2015 GSA Annual Meeting in Baltimore, Maryland, USA (1-4 November 2015)

Paper No. 196-11
Presentation Time: 11:00 AM

PLUTONS, PRESSURE, AND PORPHYRY SYSTEMS—GEOBAROMETRY AS A TOOL FOR ECONOMIC GEOLOGY


HAMMARSTROM, Jane M., U.S. Geological Survey, 954 National Center, Reston, VA 20192, jhammars@usgs.gov

In the 1980s, E-an Zen and I published on Al in hornblende and the presence of magmatic epidote as indicators of pluton emplacement depths for intermediate igneous rocks (TTG, tonalite-trondhjemite-granodiorite). E-an went on to note that the exhumation of magmatic epidote-bearing plutons in mobile belts in the North American cordillera implies anomalously thick crust at the time of formation. Since then, many experimental and field studies investigated and refined the pressure-dependencies of these two minerals in magmatic rocks, as summarized by Schmidt and Poli in the 2004 Reviews in Mineralogy and Geochemistry volume on epidotes. These studies show that textural criteria alone cannot unambiguously distinguish magmatic epidote and that oxygen fugacity, in particular, affects pressure interpretations. Epidote in H2O saturated tonalitic magmas at high fO2 (HM) is stable at pressures as low as 0.3 GPa in contrast to the 0.5 GPa minimum pressures observed at lower fO2 (NNO ). The most commonly reported examples of magmatic epidote are in TTG plutons emplaced at intermediate to deep crustal levels in mobile belts in post-collisional tectonic settings.

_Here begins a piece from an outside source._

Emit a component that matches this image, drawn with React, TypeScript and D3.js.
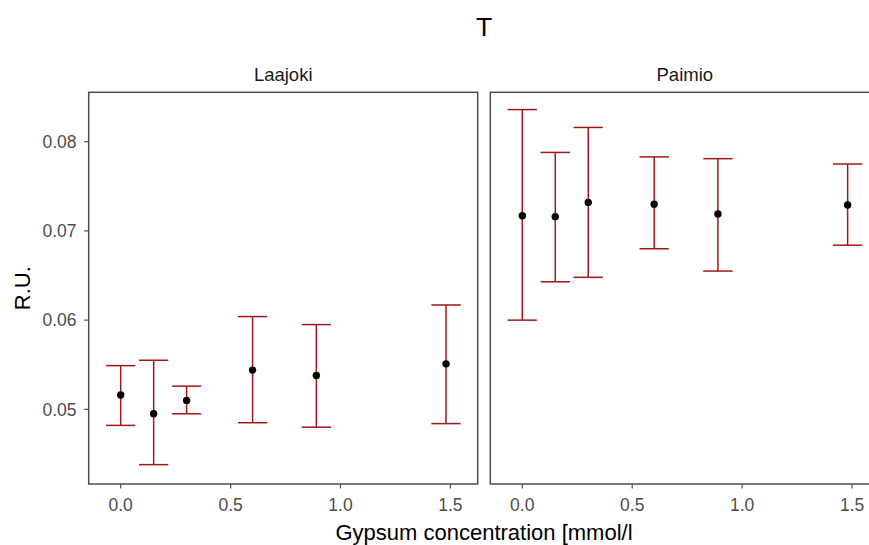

Epidote-free plutons of these same general compositions emplaced at shallow crustal levels (~0.1 Gpa) in arc and post-collisional settings commonly are associated with porphyry copper systems. Epidote-bearing calcic to calc-alkaline TTG plutons share some geochemical characteristics of adakite-like calc-alkalic porphyry-related plutons (oxidized, water-rich, low initial Sr ratios). Some mobile belts (the Urals, Gangdese Belt of southern Tibet) host both deeply emplaced epidote-bearing plutons (barren) and younger, epidote-free shallowly emplaced (porphyry copper-associated) plutons now exposed at the earth’s surface. This assemblage may be indicative of a post-convergent setting of exhumed older arc and second-stage, porphyry-related magmas. Identification of magmatic epidote and hornblende geobarometry of plutons can distinguish emplacement pressure regimes amenable to preservation of porphyry systems from those that are too deep. Similarly, hornblende geobarometry can contribute to identification of tilted and dismembered large porphyry copper systems.